Assange was charged under the Espionage Act and the Computer Fraud and Abuse Act, largely for actions rightfully recognized as protected news-gathering practices.
Assange has been held in prison in the United Kingdom for several years, subjected to torturous treatment while the US attempts to to extradite him to face criminal charges.
Over the past few years we’ve seen an unprecedented amount of censorship of independent media outlets who present truthful information that calls into question government narratives. This effort continues to gain momentum and strength.
The Espionage Act was originally intended for use against spies, but it’s now being used against journalists and whistleblowers. These charges against Assange threaten to criminalize reporting in the United States and around the world.
Proponents of Assange’s extradition would argue that he threatened national security. We would argue, as would many others, that national security has become an umbrella term to censor information that exposes unethical and immoral actions of corporations and governments. It’s simply used as an excuse to justify these actions for ulterior motives, be it financial or political gain, while simultaneously deeming these actions as necessary and good for the collective.
When I write about Julian Assange I always like to share a hard-hitting quote from Nils Melzer, Human Rights Chair of the Geneva Academy of Int. Humanitarian Law and Human Rights, Prof of Int. Law at the University of Glasgow, UN Rapporteur on Torture and Other Inhumane or Degrading Treatment or Punishment.
“How far have we sunk if telling the truth becomes a crime?
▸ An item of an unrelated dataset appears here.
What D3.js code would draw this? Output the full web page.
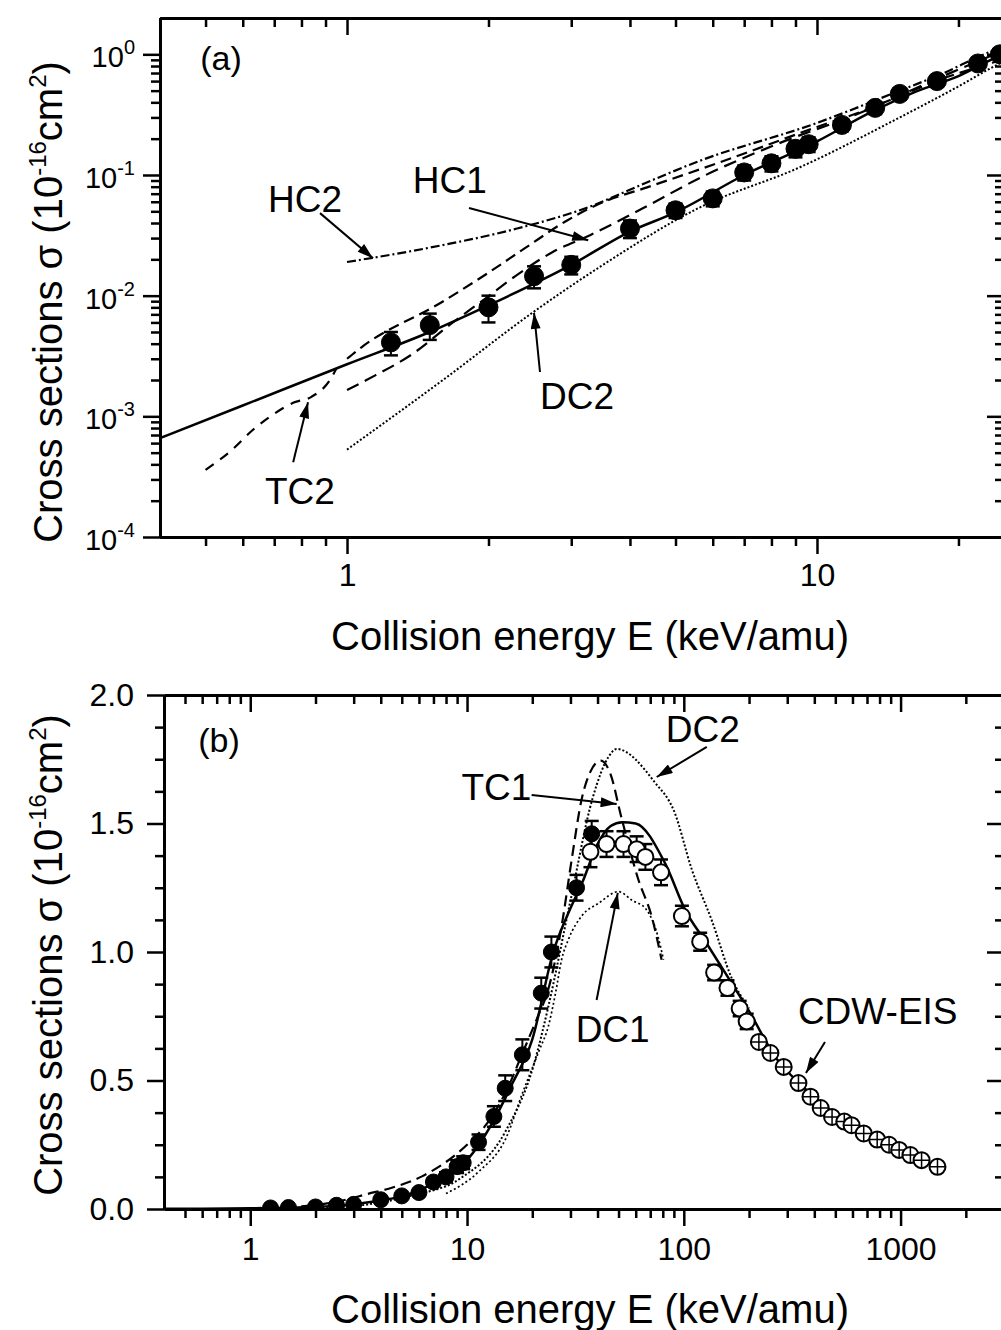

How far have we sunk if we prosecute people that expose war crimes for exposing war crimes? How far have we sunk when we no longer prosecute our own war criminals? Because we identify more with them, than we identify with the people that actually expose these crimes. What does that tell about us and about our governments? In a democracy, the power does not belong to the government, but to the people. But the people have to claim it. Secrecy disempowers the people because it prevents them from exercising democratic control, which is precisely why governments want secrecy.”
WikiLeaks’ threat to the powerful was recognized and every effort was and is being made to criminalize anonymous leaking, and basically make it extremely taboo to question big government on any major geopolitical/world issue.
“Julian was just doing his job, which was to publish the truth about wrongdoing. His loyalty is the same as that which all journalists should have: to the public. Not to the spy agencies of a foreign power. He published evidence that the country that is trying to extradite him committed war crimes and covered them up; that it committed gross violations that killed tens of thousands of innocent men, women and children; that it tortured and rendered; that it bombed children, had death squads, and murdered Reuters journalists in cold blood; that it bribed foreign officials and bullied less powerful countries into harming their own citizens, and that it also corrupted allied nations’ judicial inquiries into US wrongdoing.”
At the heart of any meaningful action in our world is our ability to make sense of reality and unite on a direction. The problem we face in sense-making is breaking down as we are shutting out balanced inquiry and pretending that anyone who opposes an idea in the mainstream is just operating off of ‘misinformation.’ How can we even make sense of what’s going on in our world if there is no transparency?